In his unsurpassable mercies, God created us with many natural gifts and talents, and second only to the intellect, the greatest gift he gave us at our creation was the gift of free will. Though all things are in his hands, God deigned to allow some things to be in ours, and he respects that freedom until today; that is, he does not force our will to any decision, but in his grace he guides us gently to the truth and goodness that come from him. What is in our hands, then, is ultimately the following: to decide what to do with the gifts God has given us. The Master in Matthew 25 who gives a different amount of coins to his three servants expects them back with 100% increase, but not all of them live up to this expectation.

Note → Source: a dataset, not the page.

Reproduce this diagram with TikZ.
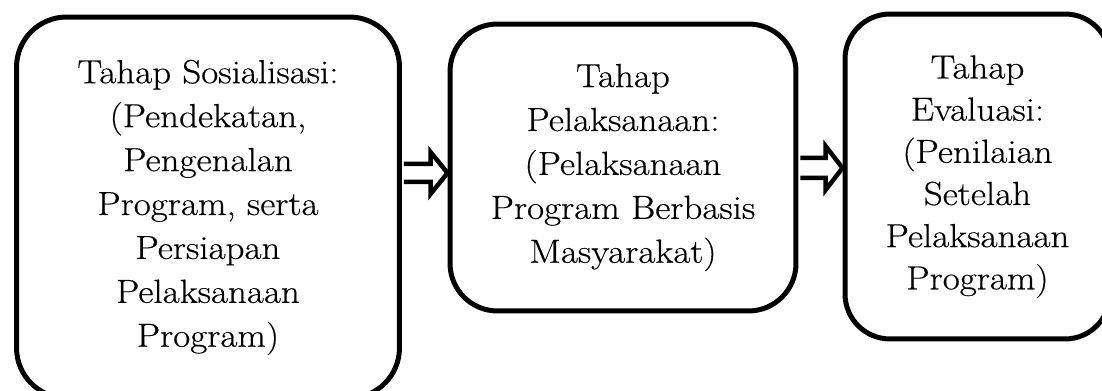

It is easy to call ourselves “servants of God,” and in fact giving ourselves this name is Christ’s direct command: “When you have done all that you have been commanded, SAY TO YOURSELVES, ‘We are unprofitable servants; we have done only what was our duty.’” (Luke 17:10). But this servanthood of God is not simply a matter of names. Do we act as servants, unprofitable or otherwise, or do we rebel in disobedience to our Master? Do we follow other masters, like money or pleasure? Do we run away from our true and kind Master only to find ourselves enslaved to another? Indeed, the temptation to follow, and ultimately serve, the pleasures of this world is a real one:
The desires of the passing world have separated me from you, and through them the rebel sets traps for me and ensnares me, that I may not please you, O Lord.
The parable of the two sons in Luke 15 gives the example of the son who ran away from his father after taking half of his father’s property. Having “squandered it on a life of dissipation,” he finds himself in servitude to another master, one who does not even provide him with the basic essentials of life, for “he longed to feast on the pods on which the swine fed.” The “prodigal son” turns back to his father after realizing his own hunger.
What hunger it must have taken to make this son, who had insulted his father so badly, return to him in shame! But what of us? What type of spiritual starvation must come upon us before we return to our Father above, after we have spent our gifts and our life running after the passing and empty pleasures of this world? How dark is that moment when, having sold our soul and filled ourselves with some sinful delight, we realize that it no longer tastes as it did! How shockingly sad when we discover we have been duped by a lying salesman! Indeed, all the delights of this world, delicious as they are, without God are fading in flavor rapidly, and in the end leave us starving even for our basic sustenance of life:
And as I earned little, and the world and its enticements passed away, regrets and sufferings overcame me, for I saw that the hope of my life has come to naught…
The first and worst mistake we can make in thinking about God is in reducing him to our mindset, in “creating him in our image.” This mode of idolatry is expressed when we fear his anger and avoid returning to him. Yes, God is perfectly just, but his mercy is perfect as well, and, according to Christ’s own symbol, he is a Father who enthusiastically runs out to greet us when we turn back to him, no matter what we have squandered our life upon. Our return to him is humbling indeed, but this humility only puts us in our place in relation to God. Indeed, even the fear we have of God’s punishment should be motivation to turn back to him. Between the spiritual starvation, the promise of mercy, and the threat of punishment, there are many ropes in the net which pulls us back to the Father:
…and now I have no refuge aside from you, O Lord. In the greatness of your mercies, turn to me, and in your grace, have pity on me; rescue me from my sins, as is your custom, O Lover of mankind: forgive me, O Lord!